• _Problem requirements_
Output the full listing below exactly as it reads, and skip anything that is a picture.

• _Dataset content_

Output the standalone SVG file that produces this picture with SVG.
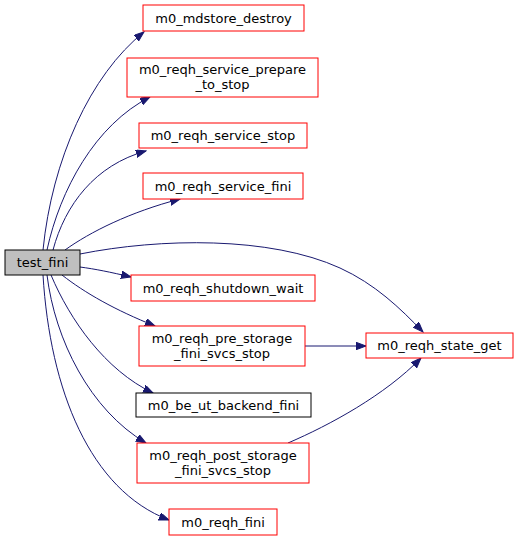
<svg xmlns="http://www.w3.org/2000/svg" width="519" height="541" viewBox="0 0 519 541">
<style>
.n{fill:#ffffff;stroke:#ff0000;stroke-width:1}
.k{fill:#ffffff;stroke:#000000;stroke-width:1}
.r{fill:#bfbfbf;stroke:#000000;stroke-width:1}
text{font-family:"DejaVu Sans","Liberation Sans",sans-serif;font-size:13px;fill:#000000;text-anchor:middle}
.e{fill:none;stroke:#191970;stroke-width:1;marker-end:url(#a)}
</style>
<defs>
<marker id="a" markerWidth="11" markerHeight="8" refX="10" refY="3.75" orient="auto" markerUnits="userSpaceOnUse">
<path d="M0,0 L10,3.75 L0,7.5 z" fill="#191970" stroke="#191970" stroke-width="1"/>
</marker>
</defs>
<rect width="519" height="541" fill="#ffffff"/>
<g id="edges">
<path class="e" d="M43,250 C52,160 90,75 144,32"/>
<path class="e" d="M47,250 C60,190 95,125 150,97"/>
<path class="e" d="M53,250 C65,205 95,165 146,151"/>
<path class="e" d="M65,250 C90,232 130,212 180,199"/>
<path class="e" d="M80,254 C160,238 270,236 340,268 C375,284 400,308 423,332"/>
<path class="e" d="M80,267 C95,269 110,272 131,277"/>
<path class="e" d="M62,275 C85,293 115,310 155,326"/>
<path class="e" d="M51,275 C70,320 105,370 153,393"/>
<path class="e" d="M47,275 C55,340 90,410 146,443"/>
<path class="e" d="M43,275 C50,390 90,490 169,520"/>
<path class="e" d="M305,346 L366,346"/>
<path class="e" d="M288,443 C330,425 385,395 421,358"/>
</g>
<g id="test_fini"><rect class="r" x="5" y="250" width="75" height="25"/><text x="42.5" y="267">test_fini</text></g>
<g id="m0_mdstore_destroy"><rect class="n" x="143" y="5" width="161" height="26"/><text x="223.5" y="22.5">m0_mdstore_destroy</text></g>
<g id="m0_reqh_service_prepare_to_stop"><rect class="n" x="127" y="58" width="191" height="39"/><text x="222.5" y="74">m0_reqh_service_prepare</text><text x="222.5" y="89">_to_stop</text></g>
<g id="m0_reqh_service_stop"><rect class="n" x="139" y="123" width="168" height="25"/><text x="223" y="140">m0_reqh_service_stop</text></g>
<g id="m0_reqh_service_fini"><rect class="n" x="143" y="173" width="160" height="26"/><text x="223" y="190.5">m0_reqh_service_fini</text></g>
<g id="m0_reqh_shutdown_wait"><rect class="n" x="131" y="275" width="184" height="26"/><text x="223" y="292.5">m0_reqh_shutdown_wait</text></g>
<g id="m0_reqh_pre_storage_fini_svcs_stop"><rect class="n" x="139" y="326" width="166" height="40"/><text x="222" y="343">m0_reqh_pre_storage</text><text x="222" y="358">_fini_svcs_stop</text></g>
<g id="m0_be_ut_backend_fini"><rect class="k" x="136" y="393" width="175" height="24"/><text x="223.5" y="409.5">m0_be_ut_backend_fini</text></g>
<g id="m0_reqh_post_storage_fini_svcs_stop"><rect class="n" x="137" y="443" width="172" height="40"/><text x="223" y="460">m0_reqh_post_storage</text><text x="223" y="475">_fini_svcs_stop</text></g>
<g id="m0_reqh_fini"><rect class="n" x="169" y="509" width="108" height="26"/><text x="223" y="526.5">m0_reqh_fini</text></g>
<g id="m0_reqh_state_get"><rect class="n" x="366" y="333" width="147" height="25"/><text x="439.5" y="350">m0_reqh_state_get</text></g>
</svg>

• _Task result_
Output the standalone SVG file that produces this picture with SVG.
<svg xmlns="http://www.w3.org/2000/svg" width="519" height="541" viewBox="0 0 519 541">
<style>
.n{fill:#ffffff;stroke:#ff0000;stroke-width:1}
.k{fill:#ffffff;stroke:#000000;stroke-width:1}
.r{fill:#bfbfbf;stroke:#000000;stroke-width:1}
text{font-family:"DejaVu Sans","Liberation Sans",sans-serif;font-size:13px;fill:#000000;text-anchor:middle}
.e{fill:none;stroke:#191970;stroke-width:1;marker-end:url(#a)}
</style>
<defs>
<marker id="a" markerWidth="11" markerHeight="8" refX="10" refY="3.75" orient="auto" markerUnits="userSpaceOnUse">
<path d="M0,0 L10,3.75 L0,7.5 z" fill="#191970" stroke="#191970" stroke-width="1"/>
</marker>
</defs>
<rect width="519" height="541" fill="#ffffff"/>
<g id="edges">
<path class="e" d="M43,250 C52,160 90,75 144,32"/>
<path class="e" d="M47,250 C60,190 95,125 150,97"/>
<path class="e" d="M53,250 C65,205 95,165 146,151"/>
<path class="e" d="M65,250 C90,232 130,212 180,199"/>
<path class="e" d="M80,254 C160,238 270,236 340,268 C375,284 400,308 423,332"/>
<path class="e" d="M80,267 C95,269 110,272 131,277"/>
<path class="e" d="M62,275 C85,293 115,310 155,326"/>
<path class="e" d="M51,275 C70,320 105,370 153,393"/>
<path class="e" d="M47,275 C55,340 90,410 146,443"/>
<path class="e" d="M43,275 C50,390 90,490 169,520"/>
<path class="e" d="M305,346 L366,346"/>
<path class="e" d="M288,443 C330,425 385,395 421,358"/>
</g>
<g id="test_fini"><rect class="r" x="5" y="250" width="75" height="25"/><text x="42.5" y="267">test_fini</text></g>
<g id="m0_mdstore_destroy"><rect class="n" x="143" y="5" width="161" height="26"/><text x="223.5" y="22.5">m0_mdstore_destroy</text></g>
<g id="m0_reqh_service_prepare_to_stop"><rect class="n" x="127" y="58" width="191" height="39"/><text x="222.5" y="74">m0_reqh_service_prepare</text><text x="222.5" y="89">_to_stop</text></g>
<g id="m0_reqh_service_stop"><rect class="n" x="139" y="123" width="168" height="25"/><text x="223" y="140">m0_reqh_service_stop</text></g>
<g id="m0_reqh_service_fini"><rect class="n" x="143" y="173" width="160" height="26"/><text x="223" y="190.5">m0_reqh_service_fini</text></g>
<g id="m0_reqh_shutdown_wait"><rect class="n" x="131" y="275" width="184" height="26"/><text x="223" y="292.5">m0_reqh_shutdown_wait</text></g>
<g id="m0_reqh_pre_storage_fini_svcs_stop"><rect class="n" x="139" y="326" width="166" height="40"/><text x="222" y="343">m0_reqh_pre_storage</text><text x="222" y="358">_fini_svcs_stop</text></g>
<g id="m0_be_ut_backend_fini"><rect class="k" x="136" y="393" width="175" height="24"/><text x="223.5" y="409.5">m0_be_ut_backend_fini</text></g>
<g id="m0_reqh_post_storage_fini_svcs_stop"><rect class="n" x="137" y="443" width="172" height="40"/><text x="223" y="460">m0_reqh_post_storage</text><text x="223" y="475">_fini_svcs_stop</text></g>
<g id="m0_reqh_fini"><rect class="n" x="169" y="509" width="108" height="26"/><text x="223" y="526.5">m0_reqh_fini</text></g>
<g id="m0_reqh_state_get"><rect class="n" x="366" y="333" width="147" height="25"/><text x="439.5" y="350">m0_reqh_state_get</text></g>
</svg>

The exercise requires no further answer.